The NSA (National Security Agency), working with MITRE, SANS, and dozens of industry experts from many other organizations, has published a valuable list of the top 25 most dangerous programming errors.
I hope more companies take notice of this and train their developers properly, rather than squeezing maximum efficiency and LOC out of them – teach them to code properly and securely too!
The 2009 CWE/SANS Top 25 Most Dangerous Programming Errors is a list of the most significant programming errors that can lead to serious software vulnerabilities. They occur frequently, are often easy to find, and easy to exploit. They are dangerous because they will frequently allow attackers to completely take over the software, steal data, or prevent the software from working at all.
The list is the result of collaboration between the SANS Institute, MITRE, and many top software security experts in the US and Europe. It leverages experiences in the development of the SANS Top 20 attack vectors (http://www.sans.org/top20/) and MITRE’s Common Weakness Enumeration (CWE) (http://cwe.mitre.org/). MITRE maintains the CWE web site, with the support of the US Department of Homeland Security’s National Cyber Security Division, presenting detailed descriptions of the top 25 programming errors along with authoritative guidance for mitigating and avoiding them. The CWE site also contains data on more than 700 additional programming errors, design errors, and architecture errors that can lead to exploitable vulnerabilities.

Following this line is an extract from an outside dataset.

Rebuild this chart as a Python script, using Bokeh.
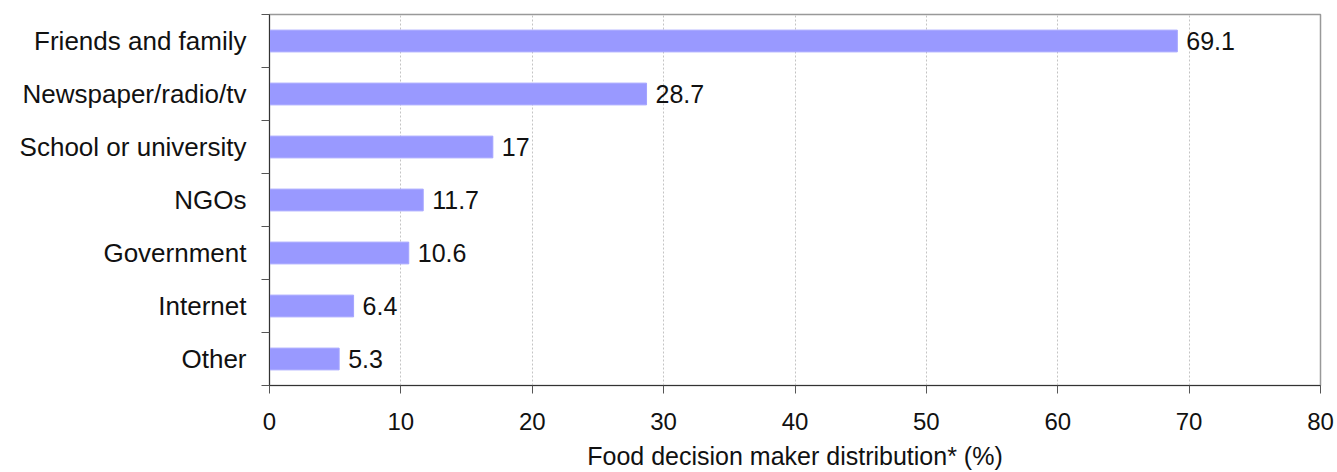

The main goal for the Top 25 list is to stop vulnerabilities at the source by educating programmers on how to eliminate all-too-common mistakes before software is even shipped. The list will be a tool for education and awareness that will help programmers to prevent the kinds of vulnerabilities that plague the software industry. Software consumers could use the same list to help them to ask for more secure software. Finally, software managers and CIOs can use the Top 25 list as a measuring stick of progress in their efforts to secure their software.
It’s good to see such a comprehensive project being published on the Internet for free, the aim behind this is just to make more secure code. There’s no hidden commercial agenda or aim to sell services or software packages on the back of this.

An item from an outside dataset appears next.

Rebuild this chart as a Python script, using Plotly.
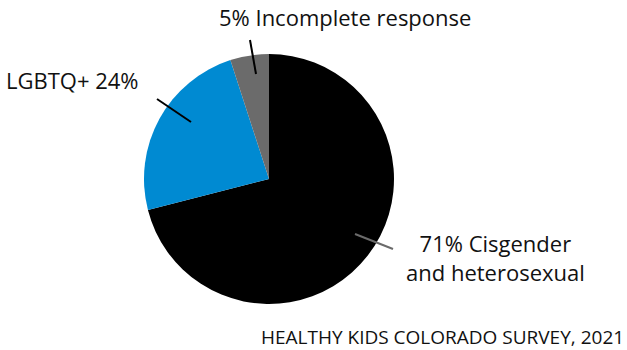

If you know anyone in the development field I suggest you forward the list to them and tell them to send it to anyone involved in software development (same goes for commercial and non-commercial projects).

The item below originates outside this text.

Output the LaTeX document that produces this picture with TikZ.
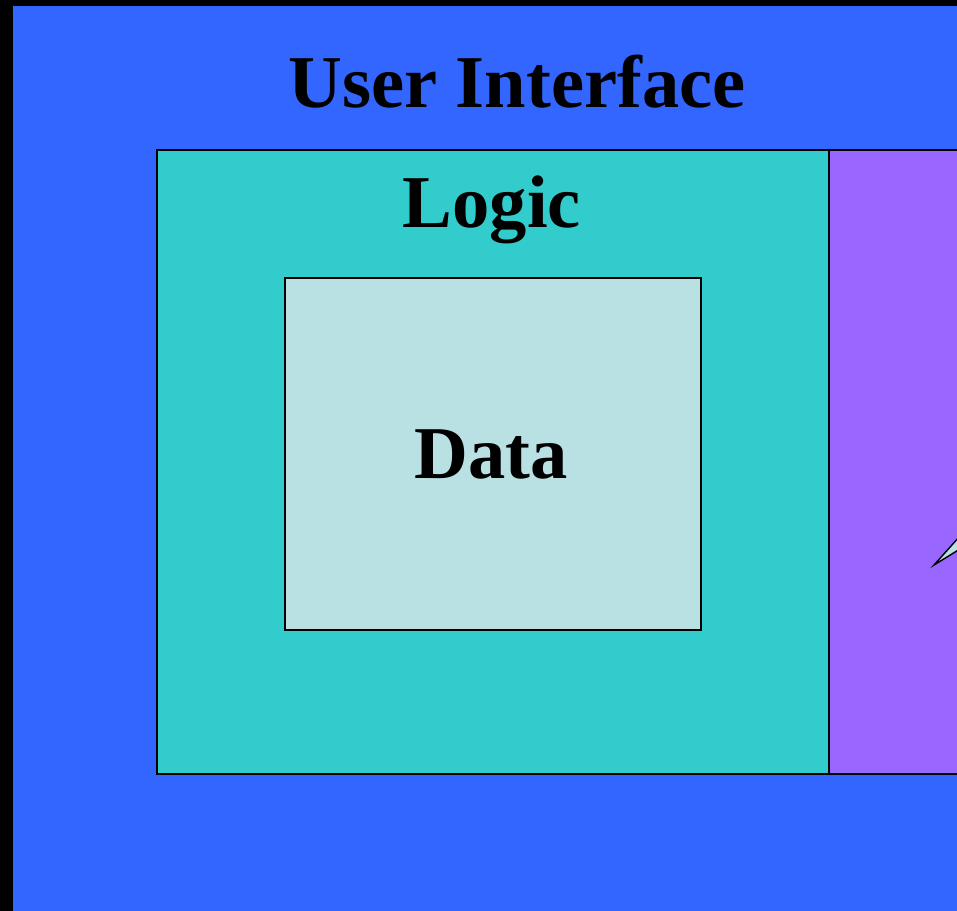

There’s no excuse for insecure code!
The Top 25 list was developed at the end of 2008. Approximately 40 software security experts provided feedback, including software developers, scanning tool vendors, security consultants, government representatives, and university professors. Representation was international. Several intermediate versions were created and resubmitted to the reviewers before the list was finalized. More details are provided in the Top 25 Process page
To help characterize and prioritize entries on the Top 25, a threat model was developed that identifies an attacker who has solid technical skills and is determined enough to invest some time into attacking an organization. More details are provided in Appendix B.
Weaknesses in the Top 25 were selected using two primary criteria:
- Weakness Prevalence: how often the weakness appears in software that was not developed with security integrated into the software development life cycle (SDLC).
- Consequences: the typical consequences of exploiting a weakness if it is present, such as unexpected code execution, data loss, or denial of service.
Prevalence was determined based on estimates from multiple contributors to the Top 25 list, since appropriate statistics are not readily available.
It’s assumed the attacker has some strong technical skills, is intent on data theft or theft of resources and is willing to spend an estimate 20 hours per software module. This is not realistic and in a blackhat situation you could bet they would be willing to spend much more than 20 hours.
Even if you aren’t directly involved in software development, it’s an interesting study and for people doing pen-tests/code audits and web application assessments it’s a goldmine of information to research further on.
If you get your techniques down on each of these 25 vulnerabilities you should be able to pretty much break anything open.